I welcome your comments on this subject. It’s incredibly complex and my comments here have only just touched the surface. I admit that my views have developed from the rather limited perspective of one who has worked on a number of radio platform designs and waveforms within the radios. But, isn’t that where a lot of the problems have been?
MANets Are Cool
On a more positive note, one of the areas of research where defense-related requirements and investment could result in some really interesting civilian, commercial applications is Mobile Ad-hoc Networks (MANets.) Imagine being able to participate in broad-band data networks while riding around in a car or even flying. There is great commercial/defense collaborative potential in this area, and I hope that we’ll see more DoD funding in the form of SBIR topics and so-on.

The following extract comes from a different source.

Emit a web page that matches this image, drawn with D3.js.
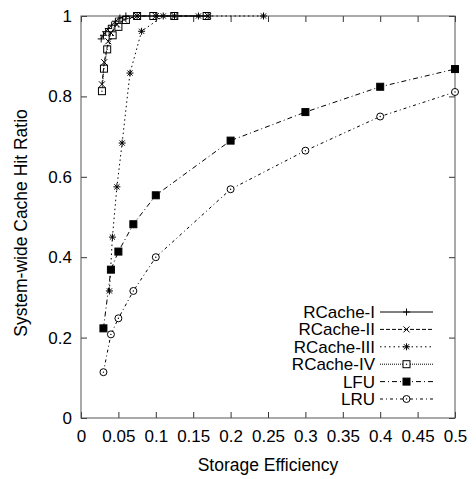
<!DOCTYPE html>
<html>
<head>
<meta charset="utf-8">
<script src="https://cdn.jsdelivr.net/npm/d3@7/dist/d3.min.js"></script>
<style>
  body { margin: 0; background: #fff; }
  text { font-family: "Liberation Sans", Arial, sans-serif; fill: #000; }
</style>
</head>
<body>
<svg id="chart" width="476" height="479"></svg>
<script>
// tick labels
const xTicks = [0, 0.05, 0.1, 0.15, 0.2, 0.25, 0.3, 0.35, 0.4, 0.45, 0.5];
const yTicks = [0, 0.2, 0.4, 0.6, 0.8, 1];

// series
const rc1X = [0.027, 0.030, 0.033, 0.0365, 0.041, 0.046, 0.052, 0.06, 0.075, 0.1, 0.125, 0.17];
const rc1Y = [0.943, 0.952, 0.961, 0.969, 0.977, 0.987, 0.995, 1, 1, 1, 1, 1];
const rc2X = [0.028, 0.031, 0.0365, 0.04, 0.048, 0.0575, 0.075, 0.1, 0.125, 0.17];
const rc2Y = [0.83, 0.885, 0.937, 0.958, 0.979, 0.991, 1, 1, 1, 1];
const rc3X = [0.038, 0.042, 0.048, 0.055, 0.0655, 0.081, 0.11, 0.157, 0.244];
const rc3Y = [0.316, 0.45, 0.575, 0.684, 0.858, 0.962, 1, 1, 1];
const rc4X = [0.028, 0.0307, 0.035, 0.0423, 0.05, 0.06, 0.075, 0.0967, 0.1247, 0.168];
const rc4Y = [0.813, 0.869, 0.917, 0.952, 0.973, 0.99, 1, 1, 1, 1];
const lfuX = [0.03, 0.04, 0.05, 0.07, 0.1, 0.2, 0.3, 0.4, 0.5];
const lfuY = [0.223, 0.369, 0.414, 0.482, 0.554, 0.69, 0.761, 0.824, 0.868];
const lruX = [0.03, 0.04, 0.05, 0.07, 0.1, 0.2, 0.3, 0.4, 0.5];
const lruY = [0.114, 0.208, 0.248, 0.316, 0.40, 0.569, 0.665, 0.750, 0.811];

const series = [
  { name: 'RCache-I',   xs: rc1X, ys: rc1Y, dash: null,      mark: 'plus' },
  { name: 'RCache-II',  xs: rc2X, ys: rc2Y, dash: '4,2',     mark: 'cross' },
  { name: 'RCache-III', xs: rc3X, ys: rc3Y, dash: '1.5,3',   mark: 'star' },
  { name: 'RCache-IV',  xs: rc4X, ys: rc4Y, dash: '1,1',     mark: 'box' },
  { name: 'LFU',        xs: lfuX, ys: lfuY, dash: '5,3,1,3', mark: 'fbox' },
  { name: 'LRU',        xs: lruX, ys: lruY, dash: '3,3,1,3', mark: 'circle' }
];

const svg = d3.select('#chart');
const padL = 81, padR = 455, padT = 16, padB = 418;

const x = d3.scaleLinear().domain([0, 0.5]).range([padL, padR]);
const y = d3.scaleLinear().domain([0, 1]).range([padB, padT]);

// axes with inward ticks on all four sides
const fmt = d3.format('~g');
svg.append('g')
  .attr('transform', `translate(0,${padB})`)
  .call(d3.axisBottom(x).tickValues(xTicks).tickFormat(fmt).tickSize(-6).tickPadding(12))
  .call(g => g.select('.domain').remove())
  .call(g => g.selectAll('text').style('font-size', '17px'));
svg.append('g')
  .attr('transform', `translate(0,${padT})`)
  .call(d3.axisTop(x).tickValues(xTicks).tickFormat('').tickSize(-6))
  .call(g => g.select('.domain').remove());
svg.append('g')
  .attr('transform', `translate(${padL},0)`)
  .call(d3.axisLeft(y).tickValues(yTicks).tickFormat(fmt).tickSize(-6).tickPadding(9))
  .call(g => g.select('.domain').remove())
  .call(g => g.selectAll('text').style('font-size', '17px'));
svg.append('g')
  .attr('transform', `translate(${padR},0)`)
  .call(d3.axisRight(y).tickValues(yTicks).tickFormat('').tickSize(-6))
  .call(g => g.select('.domain').remove());
svg.selectAll('.tick line').attr('stroke', '#333');

svg.append('rect')
  .attr('x', padL).attr('y', padT)
  .attr('width', padR - padL).attr('height', padB - padT)
  .attr('fill', 'none').attr('stroke', '#555').attr('stroke-width', 1);

// axis titles
svg.append('text')
  .attr('x', (padL + padR) / 2).attr('y', 471)
  .attr('text-anchor', 'middle').style('font-size', '17.5px')
  .text('Storage Efficiency');
svg.append('text')
  .attr('transform', `translate(27,${(padT + padB) / 2 + 6})rotate(-90)`)
  .attr('text-anchor', 'middle').style('font-size', '17.5px')
  .text('System-wide Cache Hit Ratio');

// marker drawing
function drawMark(g, kind, cx, cy) {
  const s = 3.5;
  if (kind === 'plus' || kind === 'star') {
    g.append('path').attr('d', `M${cx - s},${cy}H${cx + s}M${cx},${cy - s}V${cy + s}`)
      .attr('stroke', '#000').attr('stroke-width', 1);
  }
  if (kind === 'cross' || kind === 'star') {
    const t = kind === 'star' ? 2.6 : 3;
    g.append('path').attr('d', `M${cx - t},${cy - t}L${cx + t},${cy + t}M${cx - t},${cy + t}L${cx + t},${cy - t}`)
      .attr('stroke', '#000').attr('stroke-width', 1);
  }
  if (kind === 'box' || kind === 'fbox') {
    g.append('rect').attr('x', cx - s).attr('y', cy - s).attr('width', 2 * s).attr('height', 2 * s)
      .attr('fill', kind === 'fbox' ? '#000' : '#fff').attr('stroke', '#000').attr('stroke-width', 1);
    if (kind === 'box') g.append('circle').attr('cx', cx).attr('cy', cy).attr('r', 0.7).attr('fill', '#000');
  }
  if (kind === 'circle') {
    g.append('circle').attr('cx', cx).attr('cy', cy).attr('r', s)
      .attr('fill', '#fff').attr('stroke', '#000').attr('stroke-width', 1);
    g.append('circle').attr('cx', cx).attr('cy', cy).attr('r', 0.7).attr('fill', '#000');
  }
}

const line = d3.line().x(d => x(d[0])).y(d => y(d[1]));

// draw in reverse so RCache-I ends up on top
series.slice().reverse().forEach(s => {
  const pts = s.xs.map((v, i) => [v, s.ys[i]]);
  const g = svg.append('g');
  g.append('path').datum(pts).attr('d', line)
    .attr('fill', 'none').attr('stroke', '#000').attr('stroke-width', 1)
    .attr('stroke-dasharray', s.dash);
  pts.forEach(p => drawMark(g, s.mark, x(p[0]), y(p[1])));
});

// legend
const legend = svg.append('g');
series.forEach((s, i) => {
  const ly = 312 + i * 17.4;
  legend.append('text').attr('x', 375).attr('y', ly).attr('dy', '0.35em')
    .attr('text-anchor', 'end').style('font-size', '17px').text(s.name);
  legend.append('line').attr('x1', 380).attr('x2', 433).attr('y1', ly).attr('y2', ly)
    .attr('stroke', '#000').attr('stroke-width', 1).attr('stroke-dasharray', s.dash);
  drawMark(legend, s.mark, 406.5, ly);
});
</script>
</body>
</html>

I hope this is received as more than a gripe session. I’d like the industry to see my comments as an open challenge. First and foremost, let’s admit that we have a deficiency in our systems engineering, at a number of different levels, and try to figure out a way to improve things. (It’s no use saying we have an SEI level 5 software organization and development process if we’re building the wrong thing.) Secondly, I firmly believe that model driven design (where the model is executable or simulatable) is a significant aid in the design of highly constrained, complex systems such as the JTRS radios and waveforms. Thirdly, any significant, long-term application development project needs to be able to stop from time to time, re-evaluate itself, and re-factor, if necessary, in order to deliver something useful. The re-organization of program management last year and the refactoring that occurred at that time was probably good, but not sufficient. I’d really like to see the industry, those who’ve been doing the work, invest in some re-evaluation for the good of the program.